Al dar la vida, los padres cooperan con el poder creador de Dios y reciben el don de una nueva responsabilidad: no sólo la de nutrir y satisfacer las necesidades materiales y culturales de sus hijos, sino, sobre todo, la de transmitirles la verdad de la fe hecha vida y educarlos en el amor de Dios y del prójimo. Esta es su primera obligación en el seno de la « iglesia doméstica ».4
La Iglesia siempre ha afirmado que los padres tienen el deber y el derecho de ser los primeros y principales educadores de sus hijos.
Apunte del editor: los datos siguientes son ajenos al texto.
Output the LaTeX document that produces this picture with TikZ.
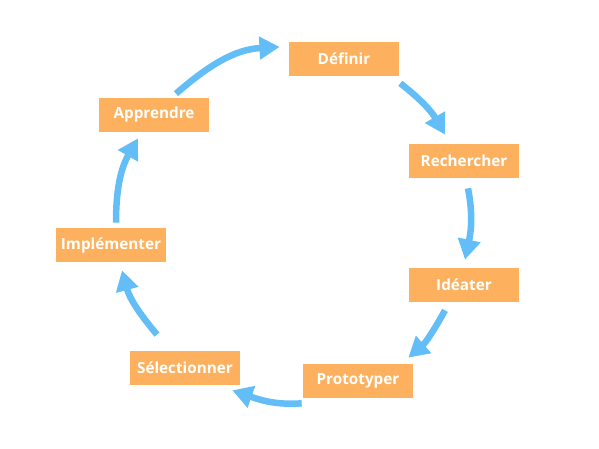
\documentclass[tikz,border=0pt]{standalone}
\usepackage{fontspec}
\setmainfont{Open Sans}
\usetikzlibrary{arrows.meta}
\definecolor{boxorange}{RGB}{253,177,94}
\definecolor{arrowblue}{RGB}{99,189,247}

\begin{document}
\begin{tikzpicture}[
    x=0.02cm, y=0.02cm,
    stage/.style={fill=boxorange, text=white, minimum width=2.2cm, minimum height=0.68cm, inner sep=0pt, font=\fontsize{8.7}{10}\selectfont\bfseries},
    arr/.style={-{Triangle[length=11.5pt, width=12.5pt]}, arrowblue, line width=3.7pt},
]
\useasboundingbox (0,0) rectangle (599,449);
% Nodes
\node[stage] (def) at (344,390) {Définir};
\node[stage] (rech) at (464,288) {Rechercher};
\node[stage] (ide) at (464,164) {Idéater};
\node[stage] (proto) at (358,68) {Prototyper};
\node[stage] (sel) at (185,81) {Sélectionner};
\node[stage] (impl) at (111,204) {Implémenter};
\node[stage] (appr) at (154,334) {Apprendre};

% Cycle arrows (clockwise)
\draw[arr] ([shift={(22,4)}]appr.north) to[out=41, in=183] ([shift={(-9,12)}]def.west);
\draw[arr] ([shift={(1,-7)}]def.south east) to[out=-38, in=120] ([shift={(-19,9)}]rech.north);
\draw[arr] ([shift={(4,-10)}]rech.south) to[out=-79, in=78] ([shift={(1,8)}]ide.north);
\draw[arr] ([shift={(-19,-8)}]ide.south) to[out=-119, in=41] ([shift={(-5,6)}]proto.north east);
\draw[arr] ([shift={(-1,-5)}]proto.south west) to[out=184, in=-19] ([shift={(-8,-5)}]sel.south east);
\draw[arr] ([shift={(-28,16)}]sel.north) to[out=130, in=-75] ([shift={(11,-8)}]impl.south);
\draw[arr] ([shift={(5,5)}]impl.north) to[out=90, in=240] ([shift={(-16,-6)}]appr.south);
\end{tikzpicture}
\end{document}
Con palabras del Concilio Vaticano II, el Catecismo de la Iglesia Católica recuerda que « Los jóvenes deben ser instruidos adecuada y oportunamente sobre la dignidad, tareas y ejercicio del amor conyugal, sobre todo en el seno de la misma familia ».5
6. Las provocaciones, provenientes de la mentalidad y del ambiente, no deben desanimar a los padres. Por una parte, en efecto, es necesario recordar que los cristianos, desde la primera evangelización, han tenido que enfrentarse a retos similares del hedonismo materialista. « Nuestra civilización, aún teniendo tantos aspectos positivos a nivel material y cultural, debería darse cuenta de que, desde diversos puntos de vista, es una civilización enferma, que produce profundas alteraciones en el hombre. ?Por qué sucede esto? La razón está en el hecho de que nuestra sociedad se ha alejado de la plena verdad sobre el hombre, de la verdad sobre lo que el hombre y la mujer son como personas. Por consiguiente, no sabe comprender adecuadamente lo que son verdaderamente la entrega de las personas en el matrimonio, el amor responsable al servicio de la paternidad y la maternidad, la auténtica grandeza de la generación y la educación ».6
7. Es por esto mismo indispensable la labor educativa de los padres, quienes « si en el dar la vida colaboran en la obra creadora de Dios, mediante la educación participan de su pedagogía paterna y materna a la vez ... Por medio de Cristo toda educación, en familia y fuera de ella, se inserta en la dimensión salvífica de la pedagogía divina, que está dirigida a los hombres y a las familias, y que culmina en el misterio pascual de la muerte y resurrección del Señor ».7
En el cumplimiento de su tarea, a veces delicada y ardua, los padres no deben desanimarse, sino confiar en el apoyo de Dios Creador y de Cristo Redentor, recordando que la Iglesia ora por ellos con las palabras que el Papa Clemente I dirigía al Señor por todos aquellos que ejercen la autoridad en su nombre: « Concédeles, Señor, la salud, la paz, la concordia, la estabilidad, para que ejerzan sin tropiezo la soberanía que tú les has entregado. Eres tú, Señor, rey celestial de los siglos, quien da a los hijos de los hombres gloria, honor y poder sobre las cosas de la tierra. Dirige, Señor, su consejo según lo que es bueno, según lo que es agradable a tus ojos, para que ejerciendo con piedad, en la paz y la mansedumbre, el poder que les has dado, te encuentren propicio ».8
Además, los padres, habiendo donado y acogido la vida en un clima de amor, poseen un potencial educativo que ningún otro detenta: ellos conocen en manera única los propios hijos, en su irrepetible singularidad y, por experiencia, poseen los secretos y los recursos del amor verdadero.